A giugno, Hrw ha denunciato anche il ritrovamento di 26 corpi sepolti in località e zone della città sotto il controllo delle forze governative. I cadaveri erano bendati e avevano le mani legate. Secondo alcuni testimoni, almeno 15 di loro sono stati uccisi dai militari che li avevano in custodia perché sospettati di far parte dello stato Islamico. Mentre per quanto riguarda gli altri, sarebbe proprio il luogo in cui sono stati seppelliti a far ricadere le responsabilità sulle autorità irachene.
Iraq, campi di detenzione e famiglie recluse
Durante i mesi di assedio centinaia di persone sarebbero state imprigionate in campi di detenzione non ufficiali. Ma il governo non ha mai fornito alcuna documentazione sulle persone detenute e sui reati di cui sono accusate. E non solo, la colpa ricade anche sui familiari, che Hrw riferisce che sono costretti a vivere in un campo di “riabilitazione ideologica e psicologica”.
Localizzato a 20 chilometri a est di Mosul, nel centro di Bartella sono recluse almeno 170 famiglie, composte per la maggior parte da donne e bambini. Gli ospiti vivono in condizioni molto difficili, con un’unica clinica medica e poco altro. E, soprattutto, senza la presenza di scuole o programmi di riabilitazione e istruzione. Infine, riferisce Human Rights Watch, una decina di donne e bambini sarebbe morta per disidratazione.

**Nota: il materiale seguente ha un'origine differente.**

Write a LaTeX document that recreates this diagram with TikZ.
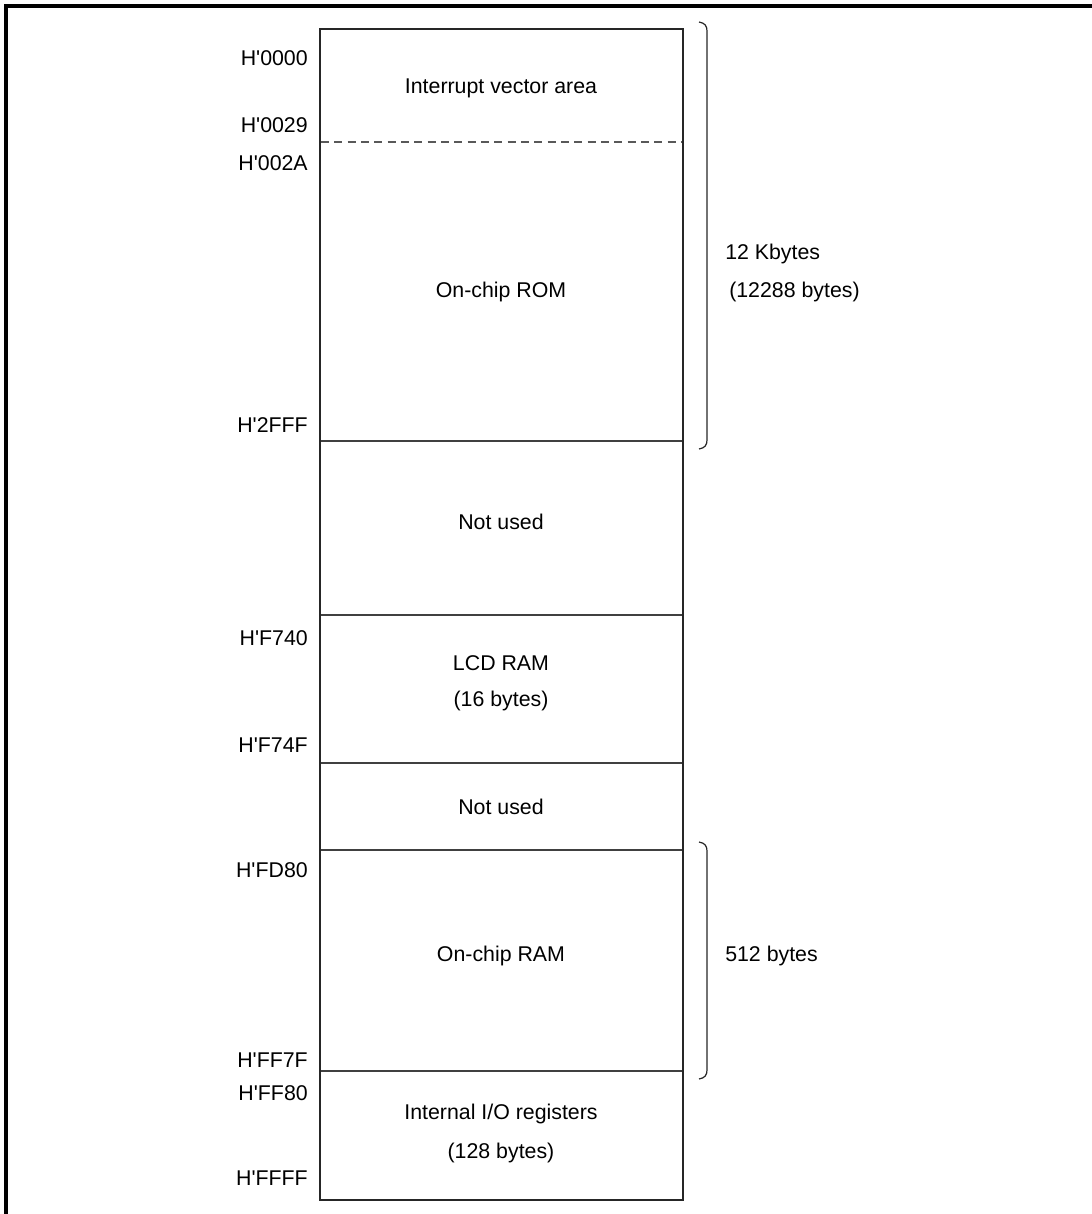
\documentclass[tikz,border=0pt]{standalone}
\usepackage{fontspec}
\setmainfont{Liberation Sans}
\newcommand{\q}{\textquotesingle}
\begin{document}
\begin{tikzpicture}[x=0.75pt,y=-0.75pt,
  addr/.style={anchor=east,inner sep=0pt,font=\fontsize{16}{19}\selectfont},
  txt/.style={anchor=center,inner sep=0pt,font=\fontsize{16}{19}\selectfont},
  side/.style={anchor=west,inner sep=0pt,font=\fontsize{16}{19}\selectfont},
  sep/.style={line width=0.9pt,draw=black!75},
  brace/.style={line width=0.9pt,draw=black!85}]
\useasboundingbox (0,0) rectangle (1092,1214);
% outer frame (top and left only)
\draw[line width=2.3pt] (6,1214) -- (6,6) -- (1092,6);
% separators
\draw[sep,dashed,dash pattern=on 6pt off 4pt,draw=black!65] (321,142) -- (683,142);
\draw[sep] (321,441) -- (683,441);
\draw[sep] (321,615) -- (683,615);
\draw[sep] (321,763) -- (683,763);
\draw[sep] (321,850) -- (683,850);
\draw[sep] (321,1071) -- (683,1071);
% main box
\draw[line width=1.6pt,draw=black!85] (320,29) rectangle (683,1200);
% texts in box
\node[txt] (ivec) at (501,88) {Interrupt vector area};
\node[txt] (rom) at (501,292) {On-chip ROM};
\node[txt] (nu1) at (501,522) {Not used};
\node[txt] (lcd) at (501,663) {LCD RAM};
\node[txt] (lcdb) at (501,701) {(16 bytes)};
\node[txt] (nu2) at (501,807) {Not used};
\node[txt] (ram) at (501,956) {On-chip RAM};
\node[txt] (io) at (501,1114) {Internal I/O registers};
\node[txt] (iob) at (501,1153) {(128 bytes)};
% addresses
\node[addr] (a1) at (308,58) {H\q0000};
\node[addr] (a2) at (308,125) {H\q0029};
\node[addr] (a3) at (308,163) {H\q002A};
\node[addr] (a4) at (308,425) {H\q2FFF};
\node[addr] (a5) at (308,638) {H\q F740};
\node[addr] (a6) at (308,745) {H\q F74F};
\node[addr] (a7) at (308,870) {H\q FD80};
\node[addr] (a8) at (308,1060) {H\q FF7F};
\node[addr] (a9) at (308,1093) {H\q FF80};
\node[addr] (a10) at (308,1178) {H\q FFFF};
% braces
\draw[brace] (699,22) .. controls (705,23) and (707,26) .. (707,31) -- (707,440) .. controls (707,445) and (705,448) .. (699,449);
\draw[brace] (699,842) .. controls (705,843) and (707,846) .. (707,851) -- (707,1070) .. controls (707,1075) and (705,1078) .. (699,1079);
% size labels
\node[side] (k12) at (725,254) {12 Kbytes};
\node[side] (k12b) at (729,292) {(12288 bytes)};
\node[side] (b512) at (725,956) {512 bytes};
\end{tikzpicture}
\end{document}
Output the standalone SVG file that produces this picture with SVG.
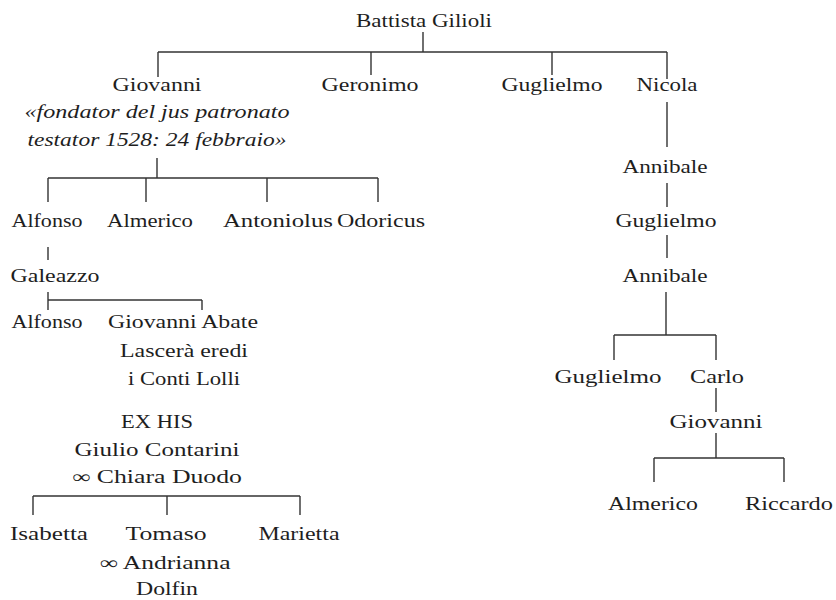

Insomma, il rispetto dei diritti umani della popolazione rappresenta un fattore fondamentale anche per evitare il ritorno di movimenti estremisti come lo Stato Islamico. «Se le autorità irachene e la coalizione guidata dagli Stati Uniti vogliono davvero eliminare l’Isis, non devono solo impegnarsi militarmente, ma porre fine all’impunità per coloro che compiono gli abusi», ha detto detto Belkis Wille a The Observer.